The Masters is clubby but not exactly snobbish There are other courses in America that have never hosted a major golf championship and never will. Augusta is basically a small Georgia town, and Augusta National imports its regular membership from the big-city worlds of finance, industry, and government. The membership loves the fact that they can put on the tournament every year and try to create the best possible experience for patrons and TV viewers alike. For example...

There are almost no commercials Where are the ads? Augusta prefers the viewing experience to be mostly uninterrupted. For years, the only thing you ever saw was Cadillac ads, and not many of them. The Masters is one of the least commercialized events in modern sports. The only logo they want you to see belongs to the club.

Where's Gary McCord? CBS has been broadcasting the Masters for decades, but one of their most popular commentators, Gary McCord, was banned from Augusta National because in 1995, while on air, he said that one of the greens was so fast it was as if it has been "bikini waxed." The members were not amused.
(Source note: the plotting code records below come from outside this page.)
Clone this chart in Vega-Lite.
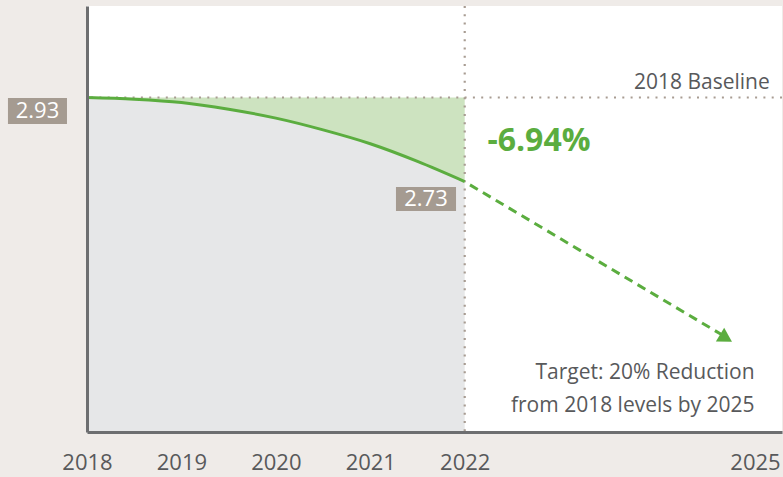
{
  "$schema": "https://vega.github.io/schema/vega-lite/v6.json",
  "autosize": "none",
  "width": 695,
  "height": 426,
  "padding": {"left": 87, "top": 6, "right": 1, "bottom": 45},
  "background": "#efebe8",
  "config": {
    "view": {"fill": "white", "stroke": null},
    "font": "Open Sans"
  },
  "datasets": {
    "curve": [
      {"year": 2018, "value": 2.93},
      {"year": 2018.5, "value": 2.926},
      {"year": 2019, "value": 2.918},
      {"year": 2019.5, "value": 2.902},
      {"year": 2020, "value": 2.881},
      {"year": 2020.5, "value": 2.853},
      {"year": 2021, "value": 2.82},
      {"year": 2021.5, "value": 2.778},
      {"year": 2022, "value": 2.73}
    ],
    "arrow": [
      {"year": 2022.056, "value": 2.722},
      {"year": 2024.724, "value": 2.365}
    ],
    "head": [{"year": 2024.767, "value": 2.357}],
    "boxes": [
      {"x1": 2017.163, "x2": 2017.788, "y1": 2.929, "y2": 2.867, "cx": 2017.476, "cy": 2.898, "label": "2.93"},
      {"x1": 2021.272, "x2": 2021.908, "y1": 2.717, "y2": 2.66, "cx": 2021.59, "cy": 2.689, "label": "2.73"}
    ],
    "baseline": [{"year": 2025.23, "value": 2.93, "label": "2018 Baseline"}],
    "notes": [
      {"year": 2025.07, "value": 2.274, "label": "Target: 20% Reduction"},
      {"year": 2025.07, "value": 2.195, "label": "from 2018 levels by 2025"}
    ],
    "pct": [{"year": 2022.24, "value": 2.826, "label": "-6.94%"}]
  },
  "layer": [
    {
      "data": {"name": "curve"},
      "mark": {"type": "area", "color": "#e6e7e8", "interpolate": "monotone"},
      "encoding": {
        "x": {
          "field": "year", "type": "quantitative",
          "scale": {"domain": [2018, 2025.36], "nice": false, "zero": false},
          "axis": {
            "title": null,
            "values": [2018, 2019, 2020, 2021, 2022, 2025],
            "format": "d",
            "grid": false,
            "ticks": false,
            "zindex": 1,
            "labelFlush": false,
            "domainColor": "#6d6e70",
            "domainWidth": 3,
            "labelFontSize": 22,
            "labelColor": "#58595b",
            "labelPadding": 20,
            "labelOffset": {"condition": {"test": "datum.value == 2025", "value": 7}, "value": 0}
          }
        },
        "y": {
          "field": "value", "type": "quantitative",
          "scale": {"domain": [2.1336, 3.1479], "nice": false, "zero": false},
          "axis": {
            "title": null, "labels": false, "ticks": false, "grid": false, "zindex": 1,
            "domainColor": "#6d6e70", "domainWidth": 3
          }
        },
        "y2": {"datum": 2.1336}
      }
    },
    {
      "data": {"name": "curve"},
      "mark": {"type": "area", "color": "#cde3c0", "interpolate": "monotone"},
      "encoding": {
        "x": {"field": "year", "type": "quantitative"},
        "y": {"field": "value", "type": "quantitative"},
        "y2": {"datum": 2.93}
      }
    },
    {
      "data": {"values": [{"v": 2.93}]},
      "mark": {"type": "rule", "color": "#a89c92", "strokeWidth": 2.2, "strokeDash": [2, 6.3]},
      "encoding": {"y": {"field": "v", "type": "quantitative"}}
    },
    {
      "data": {"values": [{"v": 2022}]},
      "mark": {"type": "rule", "color": "#a89c92", "strokeWidth": 2.2, "strokeDash": [2, 6.3]},
      "encoding": {"x": {"field": "v", "type": "quantitative"}}
    },
    {
      "data": {"name": "curve"},
      "mark": {"type": "line", "color": "#5bad3f", "strokeWidth": 3, "interpolate": "monotone"},
      "encoding": {
        "x": {"field": "year", "type": "quantitative"},
        "y": {"field": "value", "type": "quantitative"}
      }
    },
    {
      "data": {"name": "arrow"},
      "mark": {"type": "line", "color": "#5bad3f", "strokeWidth": 3, "strokeDash": [9, 6]},
      "encoding": {
        "x": {"field": "year", "type": "quantitative"},
        "y": {"field": "value", "type": "quantitative"}
      }
    },
    {
      "data": {"name": "head"},
      "mark": {"type": "point", "shape": "triangle-right", "filled": true, "color": "#5bad3f", "opacity": 1, "size": 260, "angle": 31},
      "encoding": {
        "x": {"field": "year", "type": "quantitative"},
        "y": {"field": "value", "type": "quantitative"}
      }
    },
    {
      "data": {"name": "boxes"},
      "mark": {"type": "rect", "color": "#a59b91"},
      "encoding": {
        "x": {"field": "x1", "type": "quantitative"},
        "x2": {"field": "x2"},
        "y": {"field": "y1", "type": "quantitative"},
        "y2": {"field": "y2"}
      }
    },
    {
      "data": {"name": "boxes"},
      "mark": {"type": "text", "color": "white", "fontSize": 22, "align": "center", "baseline": "middle"},
      "encoding": {
        "x": {"field": "cx", "type": "quantitative"},
        "y": {"field": "cy", "type": "quantitative"},
        "text": {"field": "label"}
      }
    },
    {
      "data": {"name": "baseline"},
      "mark": {"type": "text", "color": "#58595b", "fontSize": 21, "align": "right", "baseline": "middle", "dy": -15},
      "encoding": {
        "x": {"field": "year", "type": "quantitative"},
        "y": {"field": "value", "type": "quantitative"},
        "text": {"field": "label"}
      }
    },
    {
      "data": {"name": "notes"},
      "mark": {"type": "text", "color": "#58595b", "fontSize": 21, "align": "right", "baseline": "middle"},
      "encoding": {
        "x": {"field": "year", "type": "quantitative"},
        "y": {"field": "value", "type": "quantitative"},
        "text": {"field": "label"}
      }
    },
    {
      "data": {"name": "pct"},
      "mark": {"type": "text", "color": "#5bad3f", "fontSize": 32, "fontWeight": "bold", "align": "left", "baseline": "middle"},
      "encoding": {
        "x": {"field": "year", "type": "quantitative"},
        "y": {"field": "value", "type": "quantitative"},
        "text": {"field": "label"}
      }
    }
  ]
}
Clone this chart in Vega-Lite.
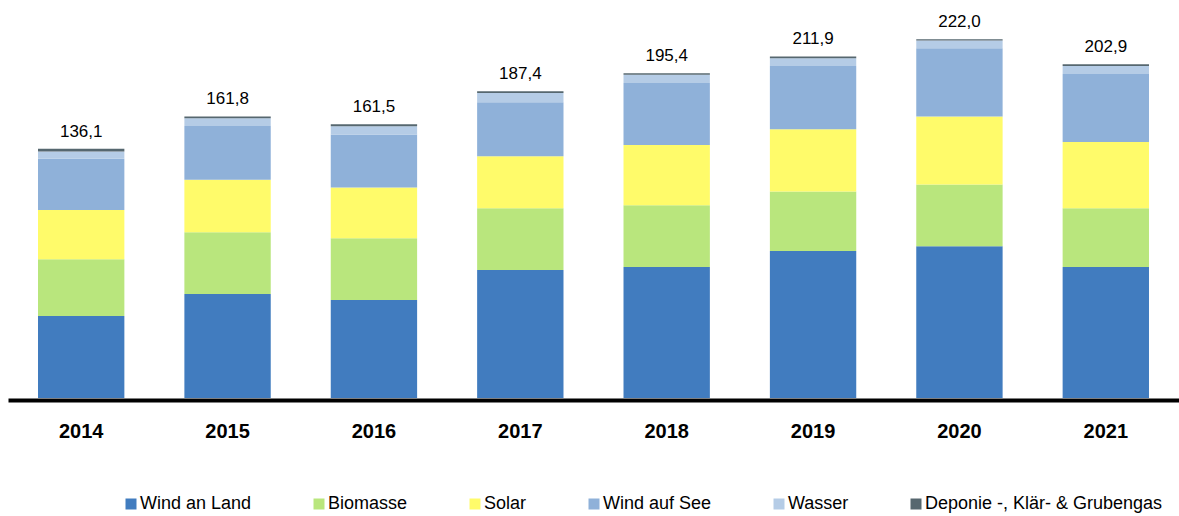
{
  "$schema": "https://vega.github.io/schema/vega-lite/v6.json",
  "autosize": "none",
  "width": 1171,
  "height": 388,
  "padding": {"left": 8, "top": 10, "right": 0, "bottom": 118},
  "background": "white",
  "config": {
    "view": {"stroke": null},
    "locale": {"number": {"decimal": ",", "thousands": ".", "grouping": [3], "currency": ["", " €"]}},
    "font": "Liberation Sans"
  },
  "datasets": {
    "sources": [
      {"source": "Wind an Land", "rank": 1},
      {"source": "Biomasse", "rank": 2},
      {"source": "Solar", "rank": 3},
      {"source": "Wind auf See", "rank": 4},
      {"source": "Wasser", "rank": 5},
      {"source": "Deponie -, Klär- & Grubengas", "rank": 6}
    ],
    "values": [
      {"year": "2014", "source": "Wind an Land", "value": 50.7, "total": 136.1},
      {"year": "2014", "source": "Biomasse", "value": 35.1, "total": 136.1},
      {"year": "2014", "source": "Solar", "value": 30.5, "total": 136.1},
      {"year": "2014", "source": "Wind auf See", "value": 31.7, "total": 136.1},
      {"year": "2014", "source": "Wasser", "value": 4.5, "total": 136.1},
      {"year": "2014", "source": "Deponie -, Klär- & Grubengas", "value": 1.7, "total": 136.1},
      {"year": "2015", "source": "Wind an Land", "value": 64.3, "total": 161.8},
      {"year": "2015", "source": "Biomasse", "value": 38.3, "total": 161.8},
      {"year": "2015", "source": "Solar", "value": 32.4, "total": 161.8},
      {"year": "2015", "source": "Wind auf See", "value": 33.2, "total": 161.8},
      {"year": "2015", "source": "Wasser", "value": 4.9, "total": 161.8},
      {"year": "2015", "source": "Deponie -, Klär- & Grubengas", "value": 1.1, "total": 161.8},
      {"year": "2016", "source": "Wind an Land", "value": 60.6, "total": 161.5},
      {"year": "2016", "source": "Biomasse", "value": 38.2, "total": 161.5},
      {"year": "2016", "source": "Solar", "value": 31.4, "total": 161.5},
      {"year": "2016", "source": "Wind auf See", "value": 32.8, "total": 161.5},
      {"year": "2016", "source": "Wasser", "value": 5.1, "total": 161.5},
      {"year": "2016", "source": "Deponie -, Klär- & Grubengas", "value": 1.2, "total": 161.5},
      {"year": "2017", "source": "Wind an Land", "value": 79.2, "total": 187.4},
      {"year": "2017", "source": "Biomasse", "value": 38.2, "total": 187.4},
      {"year": "2017", "source": "Solar", "value": 32.2, "total": 187.4},
      {"year": "2017", "source": "Wind auf See", "value": 33.4, "total": 187.4},
      {"year": "2017", "source": "Wasser", "value": 5.6, "total": 187.4},
      {"year": "2017", "source": "Deponie -, Klär- & Grubengas", "value": 1.2, "total": 187.4},
      {"year": "2018", "source": "Wind an Land", "value": 81.0, "total": 195.4},
      {"year": "2018", "source": "Biomasse", "value": 38.2, "total": 195.4},
      {"year": "2018", "source": "Solar", "value": 37.3, "total": 195.4},
      {"year": "2018", "source": "Wind auf See", "value": 38.3, "total": 195.4},
      {"year": "2018", "source": "Wasser", "value": 5.2, "total": 195.4},
      {"year": "2018", "source": "Deponie -, Klär- & Grubengas", "value": 0.8, "total": 195.4},
      {"year": "2019", "source": "Wind an Land", "value": 90.9, "total": 211.9},
      {"year": "2019", "source": "Biomasse", "value": 36.9, "total": 211.9},
      {"year": "2019", "source": "Solar", "value": 38.5, "total": 211.9},
      {"year": "2019", "source": "Wind auf See", "value": 39.0, "total": 211.9},
      {"year": "2019", "source": "Wasser", "value": 4.9, "total": 211.9},
      {"year": "2019", "source": "Deponie -, Klär- & Grubengas", "value": 1.1, "total": 211.9},
      {"year": "2020", "source": "Wind an Land", "value": 93.8, "total": 222.0},
      {"year": "2020", "source": "Biomasse", "value": 38.2, "total": 222.0},
      {"year": "2020", "source": "Solar", "value": 42.1, "total": 222.0},
      {"year": "2020", "source": "Wind auf See", "value": 42.2, "total": 222.0},
      {"year": "2020", "source": "Wasser", "value": 4.8, "total": 222.0},
      {"year": "2020", "source": "Deponie -, Klär- & Grubengas", "value": 0.8, "total": 222.0},
      {"year": "2021", "source": "Wind an Land", "value": 81.0, "total": 202.9},
      {"year": "2021", "source": "Biomasse", "value": 36.3, "total": 202.9},
      {"year": "2021", "source": "Solar", "value": 41.0, "total": 202.9},
      {"year": "2021", "source": "Wind auf See", "value": 42.1, "total": 202.9},
      {"year": "2021", "source": "Wasser", "value": 4.9, "total": 202.9},
      {"year": "2021", "source": "Deponie -, Klär- & Grubengas", "value": 1.2, "total": 202.9}
    ]
  },
  "data": {"name": "values"},
  "layer": [
    {
      "transform": [
        {"lookup": "source", "from": {"data": {"name": "sources"}, "key": "source", "fields": ["rank"]}}
      ],
      "mark": {"type": "bar"},
      "encoding": {
        "x": {
          "field": "year", "type": "nominal",
          "scale": {"paddingInner": 0.41, "paddingOuter": 0.205},
          "axis": {
            "title": null, "ticks": false, "tickSize": 0, "labelAngle": 0,
            "labelFont": "Liberation Sans", "labelFontSize": 20, "labelFontWeight": "bold",
            "labelColor": "#000000", "labelPadding": 21, "offset": 2,
            "domainColor": "#000000", "domainWidth": 4, "grid": false
          }
        },
        "y": {
          "field": "value", "type": "quantitative", "aggregate": "sum",
          "stack": "zero",
          "scale": {"domain": [0, 240], "nice": false},
          "axis": null
        },
        "color": {
          "field": "source", "type": "nominal",
          "sort": ["Wind an Land", "Biomasse", "Solar", "Wind auf See", "Wasser", "Deponie -, Klär- & Grubengas"],
          "scale": {
            "domain": ["Wind an Land", "Biomasse", "Solar", "Wind auf See", "Wasser", "Deponie -, Klär- & Grubengas"],
            "range": ["#417CBF", "#B9E67D", "#FFFB6A", "#8FB1D9", "#B5CCE6", "#56676F"]
          },
          "legend": {
            "title": null, "orient": "none", "direction": "horizontal",
            "legendX": 114, "legendY": 485,
            "symbolType": "square", "symbolSize": 121, "symbolStrokeWidth": 0,
            "labelFont": "Liberation Sans", "labelFontSize": 18, "labelColor": "#000000",
            "labelOffset": 0, "columnPadding": 58, "padding": 0, "labelLimit": 400
          }
        },
        "order": {"field": "rank", "type": "quantitative", "sort": "ascending"}
      }
    },
    {
      "transform": [
        {"aggregate": [{"op": "sum", "field": "value", "as": "top"}], "groupby": ["year", "total"]}
      ],
      "mark": {"type": "text", "baseline": "alphabetic", "dy": -12, "fontSize": 17, "font": "Liberation Sans", "color": "#000000"},
      "encoding": {
        "x": {"field": "year", "type": "nominal"},
        "y": {"field": "top", "type": "quantitative"},
        "text": {"field": "total", "type": "quantitative", "format": ".1f"}
      }
    }
  ]
}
He hasn't been back since.

The Masters is your best chance all year to see the top players battle each other The Masters is supreme golf theater. Only the top players on the various pro tours get in, so unlike other majors, such as the U.S. Open or PGA Championship, it's uncommon for a player to arrive from out of nowhere to win. Players who have competed on the course several times before have an advantage. The course rewards power, shotmaking, and a deft touch around the greens, so players need to bring a complete game. Finally, the top players also try to achieve their early-season "peak" at the Masters.

If you're watching with a male of the species, don't be surprised if he sheds a tear at some point during the weekend Many Masters fans have memories of watching the tournament with fathers, grandfathers, uncles, and brothers. The pink shrubbery, the green fairways, the white bunkers, the blue skies--it has created a deep, emotional sense memory for many men that waits all year for its opportunity to come out.